Report: Boy At Center Of Ebola Outbreak Likely Infected By Bats

A scientific report published today suggests that the current Ebola outbreak in West Africa was triggered after bats infected a Guinean boy last year.

Emile Ouamouno, the first known victim of the current Ebola outbreak plaguing West Africa, may have been infected while hunting or playing with a colony of bats in a tree in Guinea, according to a report published in a German scientific journal Tuesday.

The two-year-old boy, who died in December 2013, is known as patient zero of the Ebola outbreak.

According to the study published in the EMBO Molecular Medicine journal, "the severe Ebola virus disease epidemic occurring in West Africa likely stems from a single zoonotic transmission event involving a 2‐year‐old boy in Meliandou, Guinea, who might have been infected by hunting or playing with insectivorous free‐tailed bats living in a nearby hollow tree."

The scientists conducted an eight-day expedition to Meliandou, a small village of 31 houses.They said they found a large tree which was frequented by children, according to the villagers who reportedly burned it in March and collected a "rain of bats" for consumption. The free-tailed bats were disposed the next day after a ban on bushmeat.

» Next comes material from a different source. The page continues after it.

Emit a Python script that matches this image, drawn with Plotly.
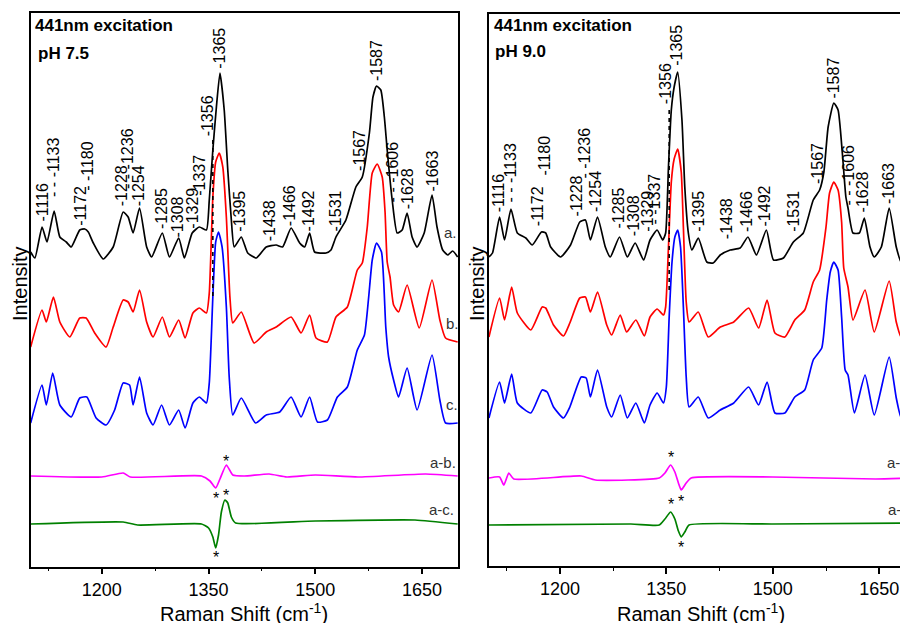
import plotly.graph_objects as go

FONT = "Arial, 'Liberation Sans', sans-serif"

# ---------------- pH 7.5 panel (left) ----------------
wn75_a = [1100, 1106, 1116, 1123, 1133, 1141, 1150, 1157, 1169, 1176, 1181, 1188, 1202, 1216, 1230, 1237, 1244, 1253,
          1263, 1270, 1285, 1295, 1308, 1316, 1327, 1337, 1347, 1351, 1356, 1361, 1366, 1372, 1377, 1382, 1386, 1396,
          1405, 1417, 1431, 1445, 1454, 1466, 1478, 1485, 1492, 1499, 1515, 1522, 1529, 1543, 1557, 1566, 1576, 1581,
          1586, 1592, 1597, 1601, 1608, 1615, 1622, 1629, 1636, 1643, 1653, 1664, 1671, 1679, 1686, 1693, 1700]
int75_a = [315, 309, 340, 325, 356, 330, 325, 320, 337, 338, 335, 324, 308, 320, 355, 350, 334, 359,
           320, 310, 334, 310, 329, 309, 334, 340, 337, 367, 417, 460, 494, 457, 397, 347, 320, 330,
           314, 309, 320, 322, 320, 339, 324, 320, 334, 315, 314, 317, 330, 347, 380, 390, 434, 470,
           481, 477, 450, 417, 367, 334, 337, 354, 330, 320, 334, 372, 340, 317, 312, 316, 310]

wn75_b = [1100, 1116, 1122, 1132, 1141, 1155, 1169, 1178, 1190, 1206, 1216, 1230, 1237, 1244, 1253, 1263, 1272, 1285,
          1295, 1308, 1317, 1328, 1337, 1347, 1351, 1356, 1360, 1365, 1370, 1375, 1380, 1384, 1396, 1414, 1431, 1445,
          1466, 1480, 1492, 1501, 1517, 1529, 1545, 1559, 1566, 1573, 1580, 1587, 1594, 1598, 1601, 1605, 1610, 1617,
          1629, 1646, 1664, 1675, 1683, 1700]
int75_b = [220, 257, 245, 270, 245, 230, 249, 249, 234, 220, 240, 267, 265, 255, 277, 245, 230, 250,
           230, 247, 229, 254, 259, 254, 274, 370, 405, 414, 400, 350, 270, 244, 255, 224, 235, 240,
           250, 234, 252, 229, 225, 250, 260, 297, 304, 340, 394, 403, 390, 355, 305, 290, 262, 255,
           282, 239, 287, 247, 229, 225]

wn75_c = [1100, 1116, 1122, 1131, 1141, 1157, 1169, 1179, 1192, 1206, 1218, 1230, 1239, 1244, 1253, 1263, 1272, 1284,
          1295, 1308, 1317, 1328, 1337, 1347, 1351, 1356, 1360, 1364, 1369, 1375, 1379, 1384, 1396, 1416, 1431, 1450,
          1466, 1480, 1492, 1503, 1517, 1531, 1545, 1559, 1569, 1575, 1580, 1586, 1593, 1599, 1603, 1610, 1617, 1629,
          1643, 1664, 1675, 1683, 1700]
int75_c = [144, 182, 162, 194, 162, 150, 169, 170, 149, 142, 157, 184, 182, 162, 190, 154, 142, 162,
           142, 157, 139, 164, 170, 164, 184, 270, 325, 335, 320, 260, 190, 152, 169, 144, 152, 155,
           170, 150, 170, 145, 147, 170, 180, 217, 232, 270, 307, 324, 315, 240, 210, 187, 170, 199,
           157, 212, 167, 144, 144]

wn75_ab = [1100, 1200, 1230, 1240, 1340, 1352, 1360, 1366, 1375, 1384, 1400, 1435, 1460, 1500, 1560, 1655, 1700]
int75_ab = [91, 90, 94, 90, 91, 86, 79, 88, 102, 92, 91, 93, 90, 92, 90, 93, 91]

wn75_ac = [1100, 1230, 1250, 1340, 1350, 1356, 1360, 1364, 1368, 1373, 1377, 1382, 1388, 1500, 1640, 1700]
int75_ac = [43, 45, 42, 43, 39, 30, 19, 32, 55, 67, 64, 50, 44, 46, 47, 43]

peaks75_text = ["-1116", "- - -1133", "-1172", "- -1180", "-1228", "- - -1236", "-1254", "-1285", "-1308", "-1329",
                "-1337", "-1356", "-1365", "-1395", "-1438", "-1466", "-1492", "-1531", "-1567", "-1587",
                "- - -1606", "-1628", "-1663"]
peaks75_x = [1116, 1132, 1169, 1179, 1228, 1236, 1252, 1284, 1307, 1327,
             1337, 1349, 1365, 1393, 1436, 1464, 1491, 1529, 1562, 1586,
             1609, 1630, 1664]
peaks75_y = [344, 369, 340, 375, 360, 377, 360, 337, 329, 337,
             370, 430, 497, 334, 325, 340, 335, 335, 395, 485,
             364, 357, 374]
lead75_x = [1356, 1356]
lead75_y = [427, 267]

stars75_x = [1375, 1360, 1374, 1360]
stars75_y = [106, 69, 72, 10]

curve_names = ["a.", "b.", "c.", "a-b.", "a-c."]
names75_x = [1678, 1681, 1681, 1659, 1657]
names75_y = [335, 244, 163, 105, 58]

# ---------------- pH 9.0 panel (right) ----------------
wn90_a = [1100, 1105, 1115, 1122, 1131, 1140, 1152, 1161, 1174, 1180, 1187, 1201, 1215, 1228, 1236, 1243, 1253, 1264,
          1271, 1284, 1295, 1306, 1318, 1327, 1337, 1345, 1349, 1353, 1357, 1361, 1366, 1372, 1376, 1381, 1386, 1395,
          1407, 1416, 1426, 1440, 1454, 1465, 1477, 1491, 1501, 1515, 1529, 1543, 1557, 1566, 1572, 1578, 1586, 1592,
          1598, 1603, 1606, 1613, 1622, 1629, 1637, 1643, 1653, 1664, 1674, 1681, 1688, 1699]
int90_a = [310, 314, 350, 327, 358, 334, 329, 322, 335, 334, 320, 310, 322, 345, 347, 327, 350, 320,
           310, 330, 310, 324, 307, 327, 337, 327, 334, 400, 457, 480, 495, 447, 380, 334, 317, 329,
           305, 304, 312, 317, 319, 330, 312, 337, 307, 309, 325, 334, 367, 377, 395, 440, 464, 457,
           414, 370, 359, 334, 334, 349, 320, 310, 320, 359, 320, 305, 309, 310]

wn90_b = [1100, 1115, 1122, 1132, 1140, 1159, 1175, 1180, 1191, 1205, 1214, 1228, 1236, 1243, 1253, 1266, 1273, 1285,
          1294, 1307, 1319, 1327, 1337, 1346, 1349, 1353, 1357, 1361, 1366, 1371, 1374, 1378, 1382, 1395, 1409, 1426,
          1445, 1466, 1480, 1492, 1503, 1517, 1531, 1545, 1557, 1566, 1575, 1580, 1586, 1592, 1597, 1600, 1606, 1613,
          1630, 1643, 1664, 1674, 1681, 1688, 1699]
int90_b = [230, 269, 247, 280, 254, 237, 260, 259, 242, 231, 244, 269, 270, 255, 275, 242, 232, 252,
           235, 247, 231, 250, 258, 252, 260, 320, 385, 408, 418, 395, 340, 265, 245, 255, 230, 240,
           245, 259, 239, 267, 234, 230, 247, 257, 285, 297, 340, 374, 385, 377, 345, 299, 280, 247,
           277, 235, 286, 245, 230, 232, 230]

wn90_c = [1100, 1115, 1122, 1132, 1140, 1159, 1175, 1182, 1191, 1205, 1214, 1230, 1237, 1243, 1253, 1266, 1273, 1285,
          1295, 1307, 1319, 1327, 1337, 1346, 1350, 1354, 1358, 1362, 1366, 1370, 1374, 1378, 1382, 1395, 1409, 1426,
          1445, 1466, 1480, 1492, 1503, 1517, 1531, 1545, 1557, 1569, 1576, 1581, 1586, 1592, 1597, 1602, 1606, 1615,
          1630, 1643, 1664, 1674, 1681, 1688, 1699]
int90_c = [149, 185, 164, 193, 164, 154, 177, 175, 160, 149, 160, 190, 189, 170, 197, 160, 150, 172,
           149, 164, 144, 162, 174, 164, 180, 250, 305, 330, 337, 320, 260, 190, 160, 170, 149, 157,
           164, 180, 162, 185, 154, 154, 170, 177, 207, 219, 267, 295, 305, 297, 250, 197, 192, 154,
           192, 152, 210, 169, 149, 157, 152]

wn90_ab = [1100, 1115, 1121, 1128, 1135, 1230, 1250, 1340, 1348, 1356, 1362, 1367, 1371, 1378, 1385, 1500, 1645, 1699]
int90_ab = [89, 90, 82, 94, 88, 91, 87, 89, 94, 102, 95, 84, 77, 84, 89, 90, 88, 89]

wn90_ac = [1100, 1300, 1340, 1348, 1356, 1362, 1367, 1371, 1376, 1382, 1500, 1699]
int90_ac = [42, 43, 42, 48, 55, 48, 36, 30, 35, 42, 43, 44]

peaks90_text = ["-1116", "- - -1133", "-1172", "-1180", "-1228", "- -1236", "-1254", "-1285", "-1308", "-1329",
                "- -1337", "-1356", "-1365", "-1395", "-1438", "-1466", "-1492", "-1531", "-1567", "-1587",
                "- - -1606", "-1628", "-1663"]
peaks90_x = [1114, 1131, 1168, 1177, 1224, 1234, 1250, 1282, 1304, 1323,
             1334, 1349, 1364, 1395, 1435, 1463, 1489, 1529, 1563, 1585,
             1606, 1627, 1663]
peaks90_y = [354, 364, 340, 390, 350, 387, 354, 337, 330, 334,
             342, 462, 500, 334, 327, 334, 340, 334, 382, 467,
             360, 354, 362]
lead90_x = [1354, 1354]
lead90_y = [457, 277]

stars90_x = [1356, 1356, 1371, 1371]
stars90_y = [110, 63, 66, 20]

names90_x = [1681, 1679, 1679, 1658, 1659]
names90_y = [327, 247, 177, 105, 58]

colors = ["#000000", "#FF0000", "#0000FF", "#FF00FF", "#008000"]

fig = go.Figure()


def add_panel(xa, ya, curves, lead_x, lead_y):
    for (wx, iy), col in zip(curves, colors):
        fig.add_trace(go.Scatter(x=wx, y=iy, mode="lines", xaxis=xa, yaxis=ya,
                                 line=dict(color=col, width=1.7, shape="spline", smoothing=0.5),
                                 hoverinfo="skip", showlegend=False))
    fig.add_trace(go.Scatter(x=lead_x, y=lead_y, mode="lines", xaxis=xa, yaxis=ya,
                             line=dict(color="#000000", width=1.6, dash="4px,4px"),
                             hoverinfo="skip", showlegend=False))


add_panel("x", "y", [(wn75_a, int75_a), (wn75_b, int75_b), (wn75_c, int75_c),
                     (wn75_ab, int75_ab), (wn75_ac, int75_ac)], lead75_x, lead75_y)
add_panel("x2", "y2", [(wn90_a, int90_a), (wn90_b, int90_b), (wn90_c, int90_c),
                       (wn90_ab, int90_ab), (wn90_ac, int90_ac)], lead90_x, lead90_y)

ann = []


def panel_annotations(xr, yr, ptext, px, py, sx, sy, nx, ny):
    for t, x, y in zip(ptext, px, py):
        ann.append(dict(x=x, y=y, xref=xr, yref=yr, text=t, textangle=-90, showarrow=False,
                        xanchor="center", yanchor="bottom", font=dict(size=16, color="#000", family=FONT),
                        borderpad=0))
    for x, y in zip(sx, sy):
        ann.append(dict(x=x, y=y, xref=xr, yref=yr, text="*", showarrow=False,
                        xanchor="center", yanchor="middle", font=dict(size=16, color="#000", family=FONT)))
    for t, x, y in zip(curve_names, nx, ny):
        ann.append(dict(x=x, y=y, xref=xr, yref=yr, text=t, showarrow=False,
                        xanchor="left", yanchor="middle", font=dict(size=15, color="#333", family=FONT)))


panel_annotations("x", "y", peaks75_text, peaks75_x, peaks75_y, stars75_x, stars75_y, names75_x, names75_y)
panel_annotations("x2", "y2", peaks90_text, peaks90_x, peaks90_y, stars90_x, stars90_y, names90_x, names90_y)

W, H = 908, 623
OFF = 8  # the page body adds an 8 px margin; positions below are page pixels


def paper(px, py):
    return (px - OFF) / W, (H - (py - OFF)) / H


headers = [("<b>441nm excitation</b>", 33, 25), ("<b>pH 7.5</b>", 36, 53),
           ("<b>441nm excitation</b>", 493, 25), ("<b>pH 9.0</b>", 494, 51)]
for t, px, py in headers:
    x, y = paper(px, py)
    ann.append(dict(x=x, y=y, xref="paper", yref="paper", text=t, showarrow=False,
                    xanchor="left", yanchor="middle", font=dict(size=17, color="#000", family=FONT)))

for px in (245, 703):
    x, y = paper(px, 612)
    ann.append(dict(x=x, y=y, xref="paper", yref="paper", text="Raman Shift (cm<sup>-1</sup>)",
                    showarrow=False, xanchor="center", yanchor="middle",
                    font=dict(size=20, color="#000", family=FONT)))
for px in (20, 478):
    x, y = paper(px, 284)
    ann.append(dict(x=x, y=y, xref="paper", yref="paper", text="Intensity", textangle=-90,
                    showarrow=False, xanchor="center", yanchor="middle",
                    font=dict(size=20, color="#000", family=FONT)))

xcommon = dict(showline=True, linecolor="#000", linewidth=1.5, mirror=True, ticks="outside",
               ticklen=6, tickwidth=1.5, tickcolor="#000", tick0=1200, dtick=150,
               minor=dict(ticks="outside", ticklen=3, tick0=1125, dtick=75, tickcolor="#000", tickwidth=1.2),
               showgrid=False, zeroline=False, tickfont=dict(size=18, color="#000", family=FONT))
ycommon = dict(showline=True, linecolor="#000", linewidth=1.5, ticks="", showticklabels=False,
               showgrid=False, zeroline=False, mirror=True)

x1d = paper(30.7, 0)[0], paper(459, 0)[0]
y1d = paper(0, 566.7)[1], paper(0, 12.7)[1]
x2d = paper(490, 0)[0], 1.0
y2d = paper(0, 566)[1], paper(0, 14)[1]

fig.update_layout(
    width=W, height=H, margin=dict(l=0, r=0, t=0, b=0),
    paper_bgcolor="#ffffff", plot_bgcolor="#ffffff", showlegend=False,
    xaxis=dict(domain=list(x1d), range=[1100, 1700.5], anchor="y", **xcommon),
    yaxis=dict(domain=list(y1d), range=[0.3, 554.3], anchor="x", **ycommon),
    xaxis2=dict(domain=list(x2d), range=[1100, 1699], anchor="y2", **xcommon),
    yaxis2=dict(domain=list(y2d), range=[1, 553], anchor="x2", **ycommon),
    annotations=ann,
)

fig.write_html("out.html")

The scientists ruled out consumption of bushmeat as the trigger of Ebola. Instead they suggested that the bats infected Ouamouno while he and his friends played with them in the tree.

Although the study found no traces of Ebola in the samples collected from living bats, free-tailed bats were suggested as a source for the first Ebola outbreak in Sudan, according to the World Health Organization. The scientists said their findings supported the idea that bats were the source of the current outbreak.